Analyze the current topic or problem under discussion using Bayesian thinking. Be explicit about priors, evidence, and updates. Apply this framework to whatever the user is currently working on or asking about.
Step 1: Define the Hypotheses
- What are the competing hypotheses or possible explanations?
- H₁: [Primary hypothesis]
- H₂: [Alternative hypothesis]
- H₃: [Another alternative]
- H_null: [Nothing special is happening / base rate explanation]
- Are these hypotheses mutually exclusive and collectively exhaustive (MECE)? If not, acknowledge the gap.
- Avoid the trap of only considering one hypothesis — always have at least one alternative.
Step 2: Establish Prior Probabilities
Before looking at the specific evidence, what should we believe?
- Base rate: How common is each hypothesis in general? What does the reference class suggest?
- Example: "Before any symptoms, the base rate of disease X in this population is 1%."
- Prior knowledge: What do we already know from past experience, expert opinion, or established science?
- Assign rough prior probabilities:
- P(H₁) = ?
- P(H₂) = ?
- P(H₃) = ?
- Explain your reasoning for each prior. Be honest about uncertainty — a wide prior is better than a falsely precise one.

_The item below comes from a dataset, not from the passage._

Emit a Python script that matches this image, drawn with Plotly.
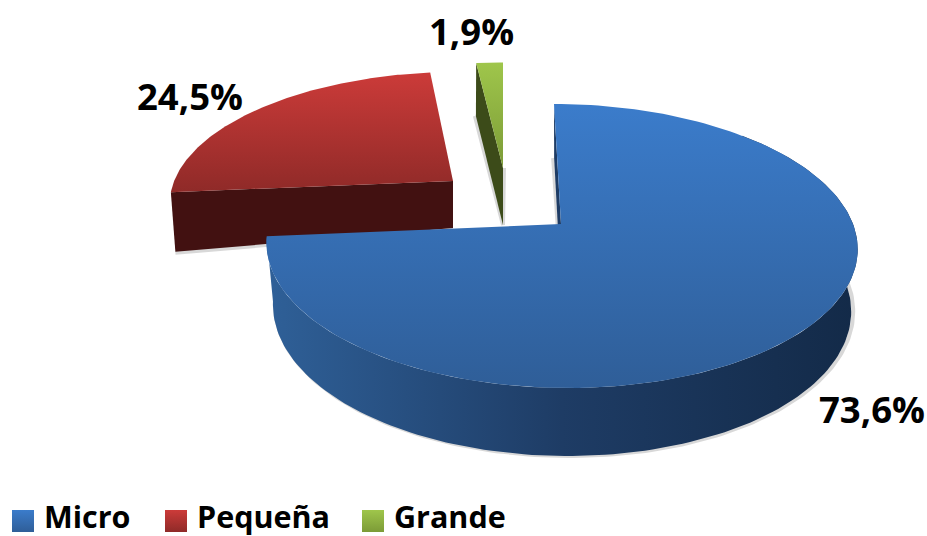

- Watch for base rate neglect: the most common Bayesian sin is ignoring how rare or common something is before considering the evidence.
Step 3: Evaluate the Evidence
Now look at the specific evidence available.

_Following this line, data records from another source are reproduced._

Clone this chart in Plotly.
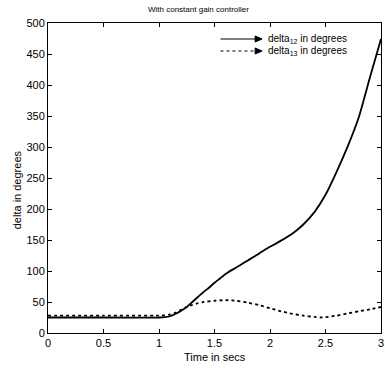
import plotly.graph_objects as go

t12 = [0, 0.5, 1.0, 1.05, 1.1, 1.15, 1.2, 1.25, 1.3, 1.35, 1.4, 1.45, 1.5, 1.55, 1.6, 1.65, 1.7, 1.8, 1.9,
       1.95, 2.0, 2.1, 2.2, 2.3, 2.4, 2.5, 2.6, 2.7, 2.8, 2.9, 3.0]
delta12 = [25, 25, 25, 25.5, 27, 31, 36, 42, 50, 58, 66, 73, 81, 88, 95, 101, 106, 117, 128,
           134, 139, 149, 160, 175, 195, 223, 260, 301, 348, 412, 474]

t13 = [0, 0.5, 1.0, 1.05, 1.1, 1.15, 1.2, 1.25, 1.3, 1.35, 1.4, 1.5, 1.6, 1.7, 1.8, 1.9,
       2.0, 2.1, 2.2, 2.3, 2.4, 2.45, 2.5, 2.6, 2.7, 2.8, 2.9, 3.0]
delta13 = [28, 28, 28, 28.5, 30, 33, 38, 42, 45.5, 48, 50, 52, 53, 52, 49, 45,
           40, 35, 31, 28, 26, 25, 25.5, 28, 31.5, 35, 38, 42]

xticks = [0, 0.5, 1, 1.5, 2, 2.5, 3]
xticklabels = ["0", "0.5", "1", "1.5", "2", "2.5", "3"]
yticks = list(range(0, 501, 50))

FONT = "Liberation Sans, Arial, sans-serif"

fig = go.Figure()
fig.add_trace(go.Scatter(x=t12, y=delta12, mode="lines",
                         line=dict(color="black", width=1.8, shape="spline", smoothing=0.5)))
fig.add_trace(go.Scatter(x=t13, y=delta13, mode="lines",
                         line=dict(color="black", width=1.8, dash="dot", shape="spline", smoothing=0.5)))

L, R, T, B = 48, 384, 23, 333
W, H = 385, 368

def px(x):
    return (x - L) / (R - L)

def py(y):
    return (B - y) / (B - T)

axis_common = dict(showgrid=False, zeroline=False, showline=True, linecolor="black",
                   linewidth=1, mirror="ticks", ticks="inside", ticklen=4,
                   tickcolor="black", ticklabeloverflow="allow",
                   tickfont=dict(family=FONT, size=11, color="black"))

fig.update_layout(
    width=W, height=H,
    margin=dict(l=L, r=W - R, t=T, b=H - B, pad=0),
    paper_bgcolor="white", plot_bgcolor="white",
    showlegend=False,
    xaxis=dict(range=[0, 3], tickvals=xticks, ticktext=xticklabels, **axis_common),
    yaxis=dict(range=[0, 500], tickvals=yticks, **axis_common),
)

# Title and axis titles
fig.add_annotation(text="With constant gain controller", xref="paper", yref="paper",
                   x=px(200), y=py(10), showarrow=False, xanchor="center", yanchor="middle",
                   font=dict(family=FONT, size=8, color="black"))
fig.add_annotation(text="Time in secs", xref="paper", yref="paper",
                   x=px(216), y=py(357), showarrow=False, xanchor="center", yanchor="middle",
                   font=dict(family=FONT, size=11, color="black"))
fig.add_annotation(text="delta in degrees", xref="paper", yref="paper",
                   x=px(17), y=py(190), showarrow=False, textangle=-90,
                   xanchor="center", yanchor="middle",
                   font=dict(family=FONT, size=11, color="black"))

# Custom legend
rows = [(39, "solid", "delta<sub>12</sub> in degrees"), (51, "dot", "delta<sub>13</sub> in degrees")]
for ypix, dash, label in rows:
    yy = py(ypix)
    fig.add_shape(type="line", xref="paper", yref="paper",
                  x0=px(222), x1=px(258), y0=yy, y1=yy,
                  line=dict(color="black", width=1, dash=dash))
    tip = px(264)
    dx = 7 / (R - L)
    dy = 3 / (B - T)
    fig.add_shape(type="path", xref="paper", yref="paper",
                  path=f"M {tip} {yy} L {tip-dx} {yy+dy} L {tip-dx} {yy-dy} Z",
                  fillcolor="black", line=dict(color="black", width=1))
    fig.add_annotation(text=label, xref="paper", yref="paper", x=px(268), y=yy,
                       showarrow=False, xanchor="left", yanchor="middle",
                       font=dict(family=FONT, size=10, color="black"))

fig.write_html("out.html")
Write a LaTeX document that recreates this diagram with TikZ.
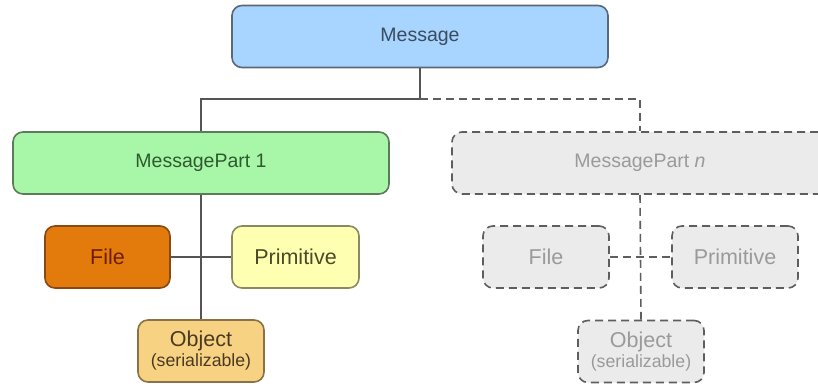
\documentclass[tikz,border=0pt]{standalone}
\usepackage{fontspec}
\setmainfont{Liberation Sans}
\begin{document}
\begin{tikzpicture}[x=1pt,y=-1pt,
  box/.style={rectangle, rounded corners=10pt, line width=1.6pt, inner sep=0pt,
    minimum height=62pt, align=center},
  wide/.style={box, minimum width=376pt},
  small/.style={box, minimum width=126pt},
  ghost/.style={fill=ghostfill, draw=ghostline, text=ghosttext, dashed box},
  dashed box/.style={dash pattern=on 8pt off 5pt},
  link/.style={draw=linkcol, line width=1.6pt},
  ghostlink/.style={draw=ghostline, line width=1.6pt, dash pattern=on 8pt off 5pt},
  big/.style={font=\fontsize{19.5}{22}\selectfont},
  mid/.style={font=\fontsize{21.5}{24}\selectfont},
  note/.style={font=\fontsize{17.7}{20}\selectfont}]
\definecolor{msgfill}{HTML}{A8D5FF}\definecolor{msgline}{HTML}{5A6878}\definecolor{msgtext}{HTML}{3A4C5E}
\definecolor{partfill}{HTML}{A8F7A8}\definecolor{partline}{HTML}{5C7A5C}\definecolor{parttext}{HTML}{2F5A2F}
\definecolor{filefill}{HTML}{E27A0C}\definecolor{fileline}{HTML}{8A4812}\definecolor{filetext}{HTML}{6E1E00}
\definecolor{primfill}{HTML}{FFFFB2}\definecolor{primline}{HTML}{8A8A62}\definecolor{primtext}{HTML}{4A4A28}
\definecolor{objfill}{HTML}{F6D282}\definecolor{objline}{HTML}{8A7246}\definecolor{objtext}{HTML}{4A3A22}
\definecolor{ghostfill}{HTML}{EBEBEB}\definecolor{ghostline}{HTML}{5E5E5E}\definecolor{ghosttext}{HTML}{9A9A9A}
\definecolor{linkcol}{HTML}{555555}

\clip (0,0) rectangle (818,385);
\fill[white] (0,0) rectangle (818,385);

% top level
\node[wide, big, fill=msgfill, draw=msgline, text=msgtext] (msg) at (420,36.5) {Message};
\coordinate (split) at (420,99);

% first part and its contents
\node[wide, big, fill=partfill, draw=partline, text=parttext] (mp1) at (201,163) {MessagePart 1};
\node[small, mid, minimum width=125pt, fill=filefill, draw=fileline, text=filetext] (file1) at (107.5,257) {File};
\node[small, mid, minimum width=127pt, fill=primfill, draw=primline, text=primtext] (prim1) at (295.5,257) {Primitive};
\node[small, mid, fill=objfill, draw=objline, text=objtext] (obj1) at (201,351)
  {Object\\[-4pt]{\fontsize{17.7}{20}\selectfont(serializable)}};

% n-th part, drawn greyed out
\node[wide, big, ghost] (mpn) at (640,163) {MessagePart \textit{n}};
\node[small, mid, ghost] (filen) at (546,257) {File};
\node[small, mid, ghost] (primn) at (735,257) {Primitive};
\node[small, mid, ghost] (objn) at (641,351.5)
  {Object\\[-4pt]{\fontsize{17.7}{20}\selectfont(serializable)}};

% connectors
\draw[link] (msg.south) -- (split) -| (mp1.north);
\draw[ghostlink] (split) -| (mpn.north);
\draw[link] (mp1.south) -- (obj1.north);
\draw[link] (file1.east) -- (prim1.west);
\draw[ghostlink] (mpn.south) -- (objn.north);
\draw[ghostlink] (filen.east) -- (primn.west);
\end{tikzpicture}
\end{document}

For each key piece of evidence (E):
- Likelihood ratio: How much more (or less) likely is this evidence under each hypothesis?

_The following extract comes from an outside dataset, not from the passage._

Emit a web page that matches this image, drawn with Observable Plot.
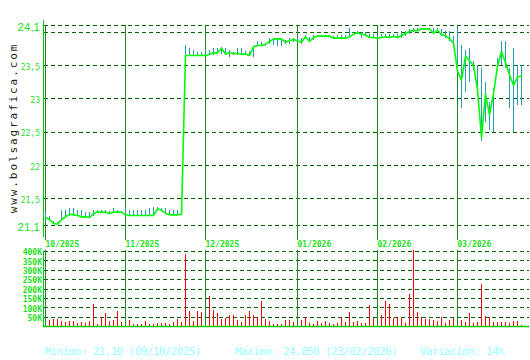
<!DOCTYPE html>
<html>
<head>
<meta charset="utf-8">
<script src="https://cdn.jsdelivr.net/npm/d3@7"></script>
<script src="https://cdn.jsdelivr.net/npm/@observablehq/plot@0.6"></script>
<style>
  html, body { margin: 0; padding: 0; background: #ffffff; }
  #wrap { position: relative; width: 530px; height: 360px; overflow: hidden; background: #ffffff; }
  #wrap svg { position: absolute; left: 0; }
  .foot { position: absolute; top: 346.4px; font-family: "DejaVu Sans Mono", monospace; font-size: 11px; line-height: 11px; letter-spacing: -0.62px; color: #99ffff; white-space: pre; }
  #wm { position: absolute; left: 13px; top: 127.5px; transform: translate(-50%, -50%) rotate(-90deg); font-family: "DejaVu Sans Mono", monospace; font-size: 11px; letter-spacing: 1.9px; color: #222222; white-space: nowrap; }
</style>
</head>
<body>
<div id="wrap"></div>
<script>
// ---- data (one entry per trading session, index 0 = first session of 10/2025) ----
const monthIdx = [0, 20, 40, 63, 83, 103];
const monthLabels = ["10/2025", "11/2025", "12/2025", "01/2026", "02/2026", "03/2026"];

const close = [
  21.22, 21.19, 21.13, 21.12, 21.19, 21.23, 21.27, 21.26, 21.25, 21.23,
  21.23, 21.22, 21.28, 21.30, 21.30, 21.30, 21.28, 21.30, 21.30, 21.30,
  21.26, 21.25, 21.25, 21.25, 21.25, 21.25, 21.25, 21.25, 21.35, 21.33,
  21.28, 21.26, 21.26, 21.26, 21.27, 23.65, 23.65, 23.65, 23.65, 23.65,
  23.65, 23.67, 23.69, 23.69, 23.76, 23.67, 23.70, 23.68, 23.68, 23.67,
  23.67, 23.65, 23.78, 23.80, 23.80, 23.82, 23.86, 23.90, 23.90, 23.90,
  23.85, 23.87, 23.89, 23.87, 23.85, 23.93, 23.86, 23.92, 23.94, 23.94,
  23.94, 23.94, 23.91, 23.91, 23.91, 23.91, 23.93, 23.97, 23.99, 23.97,
  23.96, 23.92, 23.92, 23.91, 23.92, 23.93, 23.92, 23.94, 23.92, 23.95,
  23.98, 24.01, 24.03, 24.02, 24.05, 24.05, 24.05, 23.98, 24.03, 23.96,
  23.95, 23.90, 23.84, 23.42, 23.28, 23.64, 23.57, 23.50, 23.14, 22.42,
  23.07, 22.76, 23.08, 23.49, 23.71, 23.54, 23.36, 23.20, 23.33, 23.34
];
const high = [
  21.30, 21.24, 21.16, 21.15, 21.33, 21.33, 21.36, 21.35, 21.33, 21.32,
  21.30, 21.30, 21.33, 21.33, 21.32, 21.32, 21.31, 21.36, 21.32, 21.31,
  21.36, 21.33, 21.33, 21.33, 21.33, 21.33, 21.36, 21.37, 21.37, 21.35,
  21.36, 21.33, 21.33, 21.33, 21.36, 23.80, 23.75, 23.73, 23.70, 23.70,
  23.72, 23.72, 23.75, 23.75, 23.77, 23.75, 23.72, 23.70, 23.75, 23.75,
  23.71, 23.71, 23.78, 23.86, 23.85, 23.82, 23.90, 23.90, 23.90, 23.90,
  23.87, 23.90, 23.90, 23.90, 23.90, 23.95, 23.92, 23.95, 23.95, 23.95,
  23.95, 23.95, 23.93, 23.95, 23.95, 23.95, 24.05, 24.00, 24.01, 24.00,
  23.99, 23.97, 23.96, 23.95, 23.96, 23.96, 23.96, 23.96, 23.96, 24.01,
  24.01, 24.04, 24.05, 24.05, 24.05, 24.05, 24.05, 24.05, 24.05, 24.04,
  24.01, 24.01, 23.93, 24.05, 23.80, 23.72, 23.76, 23.56, 23.50, 23.45,
  23.25, 22.95, 23.15, 23.61, 23.86, 23.86, 23.45, 23.76, 23.50, 23.50
];
const low = [
  21.18, 21.16, 21.12, 21.10, 21.17, 21.21, 21.24, 21.23, 21.23, 21.21,
  21.21, 21.21, 21.24, 21.29, 21.29, 21.29, 21.27, 21.29, 21.29, 21.29,
  21.25, 21.24, 21.24, 21.24, 21.24, 21.24, 21.24, 21.24, 21.31, 21.31,
  21.27, 21.25, 21.25, 21.25, 21.26, 23.60, 23.65, 23.63, 23.65, 23.65,
  23.64, 23.65, 23.65, 23.67, 23.66, 23.65, 23.62, 23.65, 23.65, 23.65,
  23.65, 23.63, 23.62, 23.78, 23.78, 23.78, 23.82, 23.80, 23.78, 23.78,
  23.82, 23.82, 23.85, 23.84, 23.82, 23.90, 23.85, 23.87, 23.92, 23.92,
  23.92, 23.92, 23.90, 23.90, 23.90, 23.90, 23.92, 23.95, 23.96, 23.91,
  23.93, 23.91, 23.91, 23.90, 23.91, 23.91, 23.91, 23.92, 23.91, 23.91,
  23.93, 23.96, 24.00, 24.01, 24.04, 24.04, 24.04, 23.98, 24.01, 23.93,
  23.91, 23.86, 23.81, 23.38, 22.85, 23.10, 23.25, 23.42, 23.10, 22.36,
  22.65, 22.52, 22.50, 23.43, 23.50, 23.45, 22.85, 22.50, 22.90, 22.90
];
// volume in thousands of shares
const volume = [
  44, 34, 39, 39, 28, 23, 28, 28, 18, 23, 18, 28, 119, 12, 44, 71, 28, 34, 82, 23,
  16, 34, 12, 12, 12, 28, 12, 12, 18, 18, 18, 12, 23, 39, 23, 386, 82, 28, 82, 76,
  60, 162, 87, 71, 39, 44, 60, 60, 34, 23, 60, 82, 60, 50, 135, 39, 28, 12, 12, 12, 34, 34, 23,
  23, 34, 50, 18, 12, 28, 18, 28, 18, 12, 18, 50, 23, 76, 23, 28, 18, 18, 114, 44,
  60, 60, 135, 119, 44, 50, 44, 18, 172, 407, 76, 50, 39, 39, 34, 28, 50, 18, 34, 44,
  34, 34, 23, 71, 18, 23, 226, 55, 50, 23, 23, 23, 23, 18, 28, 28, 7
];

const priceGrid = [21.1, 21.5, 22, 22.5, 23, 23.5, 24, 24.1];
const priceTicks = [21.5, 22, 22.5, 23, 23.5];
const priceTickLabels = ["21,5", "22", "22,5", "23", "23,5"];
const priceBounds = [21.1, 24.1];
const priceBoundLabels = ["21,1", "24,1"];
const volTicks = [50, 100, 150, 200, 250, 300, 350, 400];
const volTickLabels = ["50K", "100K", "150K", "200K", "250K", "300K", "350K", "400K"];

const footMin = "Minimo: 21,10 (09/10/2025)";
const footMax = "Maximo: 24,050 (23/02/2026)";
const footVar = "Variación: 14%";
const watermark = "www.bolsagrafica.com";

// ---- styles ----
const gridColor = "#006400";
const monthColor = "#1f8a1f";
const axisColor = "#00cc00";
const labelColor = "#22e022";
const mono = "DejaVu Sans Mono";
const crisp = "crispEdges";

const data = close.map((c, i) => ({i, close: c, high: high[i], low: low[i], vol: volume[i]}));

const price = Plot.plot({
  width: 530, height: 250,
  marginLeft: 45, marginRight: 1, marginTop: 25, marginBottom: 25,
  style: {background: "transparent", overflow: "visible"},
  x: {domain: [0, 121], axis: null},
  y: {domain: [21.1, 24.1], axis: null},
  marks: [
    Plot.ruleY(priceGrid, {stroke: gridColor, strokeDasharray: "4,3", insetLeft: -1, shapeRendering: crisp}),
    Plot.ruleX(monthIdx, {stroke: monthColor, insetBottom: -15, shapeRendering: crisp}),
    Plot.ruleX([0], {stroke: axisColor, dx: -2, insetTop: -5, insetBottom: -12, shapeRendering: crisp}),
    Plot.ruleX(data, {x: "i", y1: "low", y2: "high", stroke: "#22a0b0", shapeRendering: crisp}),
    Plot.line(data, {x: "i", y: "close", stroke: "#00ff00", strokeWidth: 1.6}),
    Plot.text(priceTicks, {y: d => d, text: (d, k) => priceTickLabels[k], frameAnchor: "left", textAnchor: "end", dx: -5.5, dy: 1.5, fill: labelColor, fontFamily: mono, fontSize: 8}),
    Plot.text(priceBounds, {y: d => d, text: (d, k) => priceBoundLabels[k], frameAnchor: "left", textAnchor: "end", dx: -5.5, dy: 2, fill: labelColor, fontFamily: "Liberation Sans", fontSize: 11.5}),
    Plot.text(monthIdx, {x: d => d, text: (d, k) => monthLabels[k], frameAnchor: "bottom", textAnchor: "start", lineAnchor: "middle", dy: 19, fill: labelColor, fontFamily: mono, fontSize: 8, fontWeight: "bold"})
  ]
});
price.style.top = "0px";

const vol = Plot.plot({
  width: 530, height: 84,
  marginLeft: 45, marginRight: 1, marginTop: 5, marginBottom: 4,
  style: {background: "transparent", overflow: "visible"},
  x: {domain: [0, 121], axis: null},
  y: {domain: [0, 400], axis: null},
  marks: [
    Plot.ruleY(volTicks, {stroke: gridColor, strokeDasharray: "4,3", insetLeft: -1, shapeRendering: crisp}),
    Plot.ruleX(data, {x: "i", y1: 0, y2: "vol", stroke: "#ff0000", shapeRendering: crisp}),
    Plot.ruleX(monthIdx, {stroke: monthColor, insetTop: -1, shapeRendering: crisp}),
    Plot.ruleX([0], {stroke: axisColor, dx: -2, shapeRendering: crisp}),
    Plot.ruleY([0], {stroke: axisColor, strokeWidth: 1.5, insetLeft: -2}),
    Plot.text(volTicks, {y: d => d, text: (d, k) => volTickLabels[k], frameAnchor: "left", textAnchor: "end", dx: -3.5, dy: 1.2, fill: labelColor, fontFamily: mono, fontSize: 8, fontWeight: "bold"})
  ]
});
vol.style.top = "246px";

const wrap = document.getElementById("wrap");
wrap.appendChild(price);
wrap.appendChild(vol);

const wm = document.createElement("div");
wm.id = "wm";
wm.textContent = watermark;
wrap.appendChild(wm);

[[footMin, 44.7], [footMax, 235], [footVar, 420]].forEach(([t, x]) => {
  const s = document.createElement("div");
  s.className = "foot";
  s.style.left = x + "px";
  s.textContent = t;
  wrap.appendChild(s);
});
</script>
</body>
</html>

- P(E | H₁) = ? — If H₁ is true, how likely would we see this evidence?
- P(E | H₂) = ? — If H₂ is true, how likely would we see this evidence?
- The likelihood ratio = P(E|H₁) / P(E|H₂) tells you the diagnostic value of the evidence
- Strong evidence: Likelihood ratio > 10 (or < 0.1) — this evidence strongly discriminates
- Weak evidence: Likelihood ratio near 1 — this evidence barely helps distinguish hypotheses
- Quality of evidence: Is this evidence reliable? Could it be fabricated, biased, or misinterpreted?
Step 4: Update — Compute Posterior Probabilities
Apply Bayes' theorem (conceptually or numerically):
P(H|E) = P(E|H) × P(H) / P(E)
- For each hypothesis, multiply prior × likelihood and normalize.
- If doing this informally, state the direction and magnitude of the update:
- "This evidence moderately increases my confidence in H₁ (from ~30% to ~60%)"
- "This evidence barely moves the needle on H₂"
- Multiple pieces of evidence: Update sequentially — each posterior becomes the next prior.
- Show your work: Even rough numbers make reasoning transparent and debuggable.
Step 5: Check for Common Bayesian Errors
- Base rate neglect: Did you properly account for how rare/common the hypothesis is before evidence?
- Classic example: A 99%-accurate test for a 1%-prevalence disease still yields ~50% false positives.
- Confirmation bias: Are you only counting evidence that supports your preferred hypothesis?
- Anchoring: Is your prior too strongly anchored on one piece of information?
- Neglecting alternative hypotheses: Does the evidence also fit other explanations you haven't considered?
- Treating dependent evidence as independent: Are the pieces of evidence truly independent, or do they share a common source?
Step 6: Decision Under Uncertainty
Given posterior probabilities, what action should we take?
- What is the expected value of each possible action?
- For each action × hypothesis combination: probability × outcome value
- Where is the value of information highest?
- What additional evidence would most change the posterior? Seek that evidence next.
- Should we decide now or gather more evidence?
- What is the cost of waiting vs. the cost of being wrong?
- What probability threshold would trigger a different decision?
Step 7: Summarize
- State your final posterior probabilities for each hypothesis.
- Identify the key evidence that most influenced the update.
- Describe what future evidence would make you update significantly in either direction.
- Be explicit about your remaining uncertainty — a confident Bayesian knows what they don't know.
The essence of Bayesian thinking: Strong priors require strong evidence to move. Weak priors move easily. And evidence that is equally consistent with multiple hypotheses is not very informative, no matter how dramatic it seems.